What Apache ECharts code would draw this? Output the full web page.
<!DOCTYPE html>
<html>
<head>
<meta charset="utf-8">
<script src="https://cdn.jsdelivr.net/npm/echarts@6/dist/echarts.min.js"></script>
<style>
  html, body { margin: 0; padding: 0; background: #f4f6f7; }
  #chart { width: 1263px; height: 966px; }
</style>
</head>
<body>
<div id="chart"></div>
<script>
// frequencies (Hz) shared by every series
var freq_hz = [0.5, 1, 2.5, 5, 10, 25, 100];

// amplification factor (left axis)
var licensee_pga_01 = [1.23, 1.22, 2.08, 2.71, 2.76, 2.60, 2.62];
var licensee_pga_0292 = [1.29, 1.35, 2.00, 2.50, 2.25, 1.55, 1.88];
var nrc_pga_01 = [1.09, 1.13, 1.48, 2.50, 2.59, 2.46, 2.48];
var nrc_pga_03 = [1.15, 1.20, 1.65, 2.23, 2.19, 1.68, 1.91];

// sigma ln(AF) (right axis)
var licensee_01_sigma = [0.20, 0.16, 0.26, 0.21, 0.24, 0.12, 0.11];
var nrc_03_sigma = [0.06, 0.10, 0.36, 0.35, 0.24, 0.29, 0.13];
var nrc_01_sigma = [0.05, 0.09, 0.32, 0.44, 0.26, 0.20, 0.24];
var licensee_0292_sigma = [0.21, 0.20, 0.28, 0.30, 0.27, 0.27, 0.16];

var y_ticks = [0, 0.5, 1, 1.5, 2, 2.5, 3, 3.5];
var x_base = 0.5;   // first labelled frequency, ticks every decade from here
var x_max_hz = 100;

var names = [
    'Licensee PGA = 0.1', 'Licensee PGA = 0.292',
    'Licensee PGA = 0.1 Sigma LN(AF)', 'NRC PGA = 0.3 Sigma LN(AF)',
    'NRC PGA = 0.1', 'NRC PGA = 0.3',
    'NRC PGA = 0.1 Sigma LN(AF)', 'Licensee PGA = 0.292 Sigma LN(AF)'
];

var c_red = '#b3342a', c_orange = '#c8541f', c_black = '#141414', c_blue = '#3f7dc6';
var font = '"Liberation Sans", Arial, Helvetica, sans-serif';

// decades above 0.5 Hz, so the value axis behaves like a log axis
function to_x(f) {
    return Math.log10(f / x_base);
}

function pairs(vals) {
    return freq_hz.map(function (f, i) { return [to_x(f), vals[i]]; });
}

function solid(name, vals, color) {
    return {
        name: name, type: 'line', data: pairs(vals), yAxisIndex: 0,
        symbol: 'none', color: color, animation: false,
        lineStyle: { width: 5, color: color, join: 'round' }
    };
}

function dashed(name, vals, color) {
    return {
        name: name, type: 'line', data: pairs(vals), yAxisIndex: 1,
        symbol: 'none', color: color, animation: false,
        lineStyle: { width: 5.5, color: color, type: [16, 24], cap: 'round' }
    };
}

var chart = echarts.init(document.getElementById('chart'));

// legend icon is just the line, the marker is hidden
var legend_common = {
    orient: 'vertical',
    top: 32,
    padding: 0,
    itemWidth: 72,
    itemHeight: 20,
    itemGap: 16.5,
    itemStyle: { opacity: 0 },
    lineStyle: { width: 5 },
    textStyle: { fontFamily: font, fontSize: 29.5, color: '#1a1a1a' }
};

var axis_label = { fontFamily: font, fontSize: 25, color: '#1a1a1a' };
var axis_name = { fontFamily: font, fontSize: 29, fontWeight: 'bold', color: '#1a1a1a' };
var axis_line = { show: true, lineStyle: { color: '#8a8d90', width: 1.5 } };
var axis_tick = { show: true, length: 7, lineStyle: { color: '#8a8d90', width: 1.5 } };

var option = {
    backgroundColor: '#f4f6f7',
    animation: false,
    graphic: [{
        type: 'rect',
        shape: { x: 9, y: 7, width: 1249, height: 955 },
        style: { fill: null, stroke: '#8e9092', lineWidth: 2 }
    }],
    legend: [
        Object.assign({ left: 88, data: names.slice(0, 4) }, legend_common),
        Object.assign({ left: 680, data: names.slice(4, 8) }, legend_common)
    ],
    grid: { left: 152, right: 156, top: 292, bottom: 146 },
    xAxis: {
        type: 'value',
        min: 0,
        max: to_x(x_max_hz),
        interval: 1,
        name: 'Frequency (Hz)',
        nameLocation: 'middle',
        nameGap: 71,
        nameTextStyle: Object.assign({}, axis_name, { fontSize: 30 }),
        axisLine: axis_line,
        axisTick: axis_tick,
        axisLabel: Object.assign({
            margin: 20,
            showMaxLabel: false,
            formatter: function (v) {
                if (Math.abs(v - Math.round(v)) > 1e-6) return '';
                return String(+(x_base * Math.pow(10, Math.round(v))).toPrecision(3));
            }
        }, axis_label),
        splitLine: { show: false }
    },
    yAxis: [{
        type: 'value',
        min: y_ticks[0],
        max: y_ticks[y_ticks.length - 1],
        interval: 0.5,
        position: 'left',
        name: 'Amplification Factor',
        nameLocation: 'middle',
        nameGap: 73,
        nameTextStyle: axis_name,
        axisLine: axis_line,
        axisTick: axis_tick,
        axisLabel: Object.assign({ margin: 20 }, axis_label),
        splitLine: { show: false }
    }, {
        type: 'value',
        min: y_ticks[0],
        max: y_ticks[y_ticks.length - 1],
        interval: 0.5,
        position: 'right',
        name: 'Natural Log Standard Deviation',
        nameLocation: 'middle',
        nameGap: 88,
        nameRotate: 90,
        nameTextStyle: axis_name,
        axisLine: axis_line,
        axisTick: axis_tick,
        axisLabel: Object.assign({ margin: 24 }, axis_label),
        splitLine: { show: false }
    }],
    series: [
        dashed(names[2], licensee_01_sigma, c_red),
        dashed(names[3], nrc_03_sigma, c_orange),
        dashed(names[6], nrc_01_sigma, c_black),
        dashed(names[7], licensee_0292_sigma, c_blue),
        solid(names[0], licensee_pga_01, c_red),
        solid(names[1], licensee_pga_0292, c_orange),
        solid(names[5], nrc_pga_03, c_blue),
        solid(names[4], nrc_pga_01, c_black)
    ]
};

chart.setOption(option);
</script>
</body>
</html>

===

### Given request
Write out the listing once more, matching it exactly.

### The answer
What Apache ECharts code would draw this? Output the full web page.
<!DOCTYPE html>
<html>
<head>
<meta charset="utf-8">
<script src="https://cdn.jsdelivr.net/npm/echarts@6/dist/echarts.min.js"></script>
<style>
  html, body { margin: 0; padding: 0; background: #f4f6f7; }
  #chart { width: 1263px; height: 966px; }
</style>
</head>
<body>
<div id="chart"></div>
<script>
// frequencies (Hz) shared by every series
var freq_hz = [0.5, 1, 2.5, 5, 10, 25, 100];

// amplification factor (left axis)
var licensee_pga_01 = [1.23, 1.22, 2.08, 2.71, 2.76, 2.60, 2.62];
var licensee_pga_0292 = [1.29, 1.35, 2.00, 2.50, 2.25, 1.55, 1.88];
var nrc_pga_01 = [1.09, 1.13, 1.48, 2.50, 2.59, 2.46, 2.48];
var nrc_pga_03 = [1.15, 1.20, 1.65, 2.23, 2.19, 1.68, 1.91];

// sigma ln(AF) (right axis)
var licensee_01_sigma = [0.20, 0.16, 0.26, 0.21, 0.24, 0.12, 0.11];
var nrc_03_sigma = [0.06, 0.10, 0.36, 0.35, 0.24, 0.29, 0.13];
var nrc_01_sigma = [0.05, 0.09, 0.32, 0.44, 0.26, 0.20, 0.24];
var licensee_0292_sigma = [0.21, 0.20, 0.28, 0.30, 0.27, 0.27, 0.16];

var y_ticks = [0, 0.5, 1, 1.5, 2, 2.5, 3, 3.5];
var x_base = 0.5;   // first labelled frequency, ticks every decade from here
var x_max_hz = 100;

var names = [
    'Licensee PGA = 0.1', 'Licensee PGA = 0.292',
    'Licensee PGA = 0.1 Sigma LN(AF)', 'NRC PGA = 0.3 Sigma LN(AF)',
    'NRC PGA = 0.1', 'NRC PGA = 0.3',
    'NRC PGA = 0.1 Sigma LN(AF)', 'Licensee PGA = 0.292 Sigma LN(AF)'
];

var c_red = '#b3342a', c_orange = '#c8541f', c_black = '#141414', c_blue = '#3f7dc6';
var font = '"Liberation Sans", Arial, Helvetica, sans-serif';

// decades above 0.5 Hz, so the value axis behaves like a log axis
function to_x(f) {
    return Math.log10(f / x_base);
}

function pairs(vals) {
    return freq_hz.map(function (f, i) { return [to_x(f), vals[i]]; });
}

function solid(name, vals, color) {
    return {
        name: name, type: 'line', data: pairs(vals), yAxisIndex: 0,
        symbol: 'none', color: color, animation: false,
        lineStyle: { width: 5, color: color, join: 'round' }
    };
}

function dashed(name, vals, color) {
    return {
        name: name, type: 'line', data: pairs(vals), yAxisIndex: 1,
        symbol: 'none', color: color, animation: false,
        lineStyle: { width: 5.5, color: color, type: [16, 24], cap: 'round' }
    };
}

var chart = echarts.init(document.getElementById('chart'));

// legend icon is just the line, the marker is hidden
var legend_common = {
    orient: 'vertical',
    top: 32,
    padding: 0,
    itemWidth: 72,
    itemHeight: 20,
    itemGap: 16.5,
    itemStyle: { opacity: 0 },
    lineStyle: { width: 5 },
    textStyle: { fontFamily: font, fontSize: 29.5, color: '#1a1a1a' }
};

var axis_label = { fontFamily: font, fontSize: 25, color: '#1a1a1a' };
var axis_name = { fontFamily: font, fontSize: 29, fontWeight: 'bold', color: '#1a1a1a' };
var axis_line = { show: true, lineStyle: { color: '#8a8d90', width: 1.5 } };
var axis_tick = { show: true, length: 7, lineStyle: { color: '#8a8d90', width: 1.5 } };

var option = {
    backgroundColor: '#f4f6f7',
    animation: false,
    graphic: [{
        type: 'rect',
        shape: { x: 9, y: 7, width: 1249, height: 955 },
        style: { fill: null, stroke: '#8e9092', lineWidth: 2 }
    }],
    legend: [
        Object.assign({ left: 88, data: names.slice(0, 4) }, legend_common),
        Object.assign({ left: 680, data: names.slice(4, 8) }, legend_common)
    ],
    grid: { left: 152, right: 156, top: 292, bottom: 146 },
    xAxis: {
        type: 'value',
        min: 0,
        max: to_x(x_max_hz),
        interval: 1,
        name: 'Frequency (Hz)',
        nameLocation: 'middle',
        nameGap: 71,
        nameTextStyle: Object.assign({}, axis_name, { fontSize: 30 }),
        axisLine: axis_line,
        axisTick: axis_tick,
        axisLabel: Object.assign({
            margin: 20,
            showMaxLabel: false,
            formatter: function (v) {
                if (Math.abs(v - Math.round(v)) > 1e-6) return '';
                return String(+(x_base * Math.pow(10, Math.round(v))).toPrecision(3));
            }
        }, axis_label),
        splitLine: { show: false }
    },
    yAxis: [{
        type: 'value',
        min: y_ticks[0],
        max: y_ticks[y_ticks.length - 1],
        interval: 0.5,
        position: 'left',
        name: 'Amplification Factor',
        nameLocation: 'middle',
        nameGap: 73,
        nameTextStyle: axis_name,
        axisLine: axis_line,
        axisTick: axis_tick,
        axisLabel: Object.assign({ margin: 20 }, axis_label),
        splitLine: { show: false }
    }, {
        type: 'value',
        min: y_ticks[0],
        max: y_ticks[y_ticks.length - 1],
        interval: 0.5,
        position: 'right',
        name: 'Natural Log Standard Deviation',
        nameLocation: 'middle',
        nameGap: 88,
        nameRotate: 90,
        nameTextStyle: axis_name,
        axisLine: axis_line,
        axisTick: axis_tick,
        axisLabel: Object.assign({ margin: 24 }, axis_label),
        splitLine: { show: false }
    }],
    series: [
        dashed(names[2], licensee_01_sigma, c_red),
        dashed(names[3], nrc_03_sigma, c_orange),
        dashed(names[6], nrc_01_sigma, c_black),
        dashed(names[7], licensee_0292_sigma, c_blue),
        solid(names[0], licensee_pga_01, c_red),
        solid(names[1], licensee_pga_0292, c_orange),
        solid(names[5], nrc_pga_03, c_blue),
        solid(names[4], nrc_pga_01, c_black)
    ]
};

chart.setOption(option);
</script>
</body>
</html>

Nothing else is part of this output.